I’ve always been a print guy. Paper and me go way back, and my career features skills that I developed in the print world. Only recently have I begun to learn more about web design and graphics. It’s a different way of thinking, for sure.
To hold a piece of paper with so much information on it, while listening to good music, is a feeling that electronic music formats can’t reproduce – not with iTunes LP, not with an iPod Touch, and certainly not on the web. The physical thing. That’s what I cherish.
I’m a hold-out. I still have every CD I’ve purchased since high school, after that very special Christmas when I got a Playstation and a CD boom box. They’re all still in their CD trays, stacked alphabetically, and some even have tickets when I’d go see the band in concert. Each CD is a slice of my history, and by opening up the CD tray I get whisked away to some time in my life. Maybe it’s when I first bought the CD, or when I first “got” the music. Whatever. Each one has a place in my home.
It’s heartbreaking when my CDs get scratched.
Sure, MP3s don’t scratch. You don’t lose them (unless your hard drive crashes), and they can’t get stolen from you. They’re robust and universally accepted, and it’s not hard to figure out why they’re so popular.
But man. To pop a CD I haven’t heard in years into my car stereo – to feel the CD player tug at the disc and whir as it spins it alive – that’s music appreciation. To pick a CD out of one of the stacks, to see the faded artwork on the cover, and to have a concert ticket spill out on the floor…
…it’s like real sex versus phone sex. Sure, you can get plenty of benefits out of masturbating with some poor schmuck on the other end.
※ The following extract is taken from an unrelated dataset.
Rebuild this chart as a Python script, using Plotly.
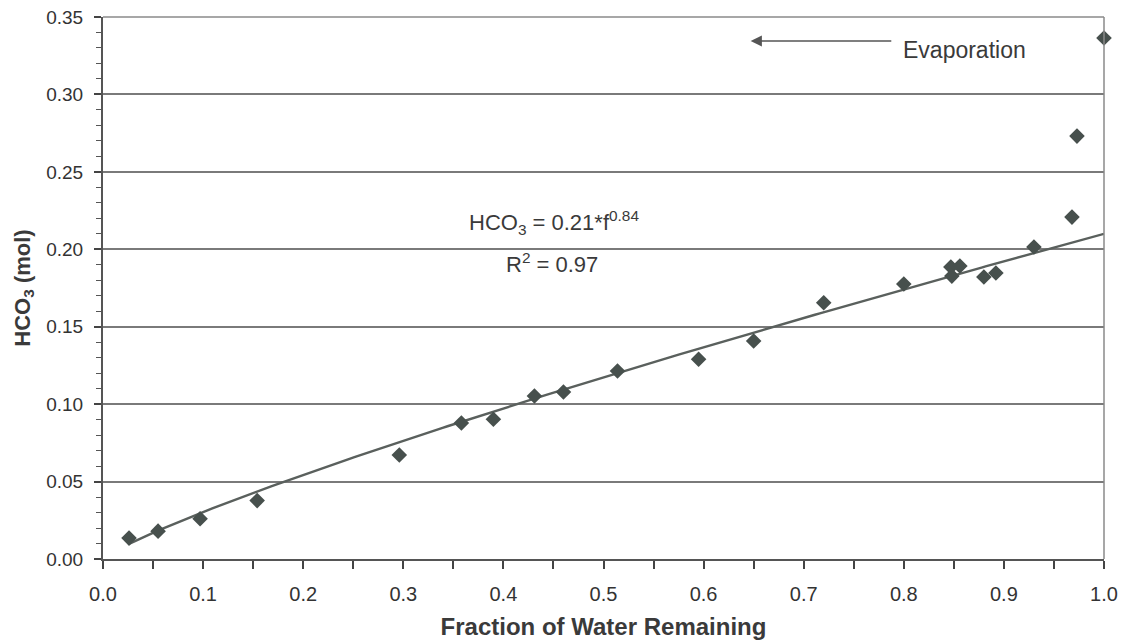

But nothing beats the in-your-face physical act.
And that’s why I’ll continue to go to the record store, or visit Amazon.com, and purchase real, live, physical manifestations of my music. I can rip them to iTunes, after all, getting the benefit of both the physical (and backup) copy and the electronic copy that lives its life in electrons. The CD makes both options possible, and I own both a physical and electronic copy at the end of the day.
Music has a special tie to memory. I like to hold both in my hands for as long as possible.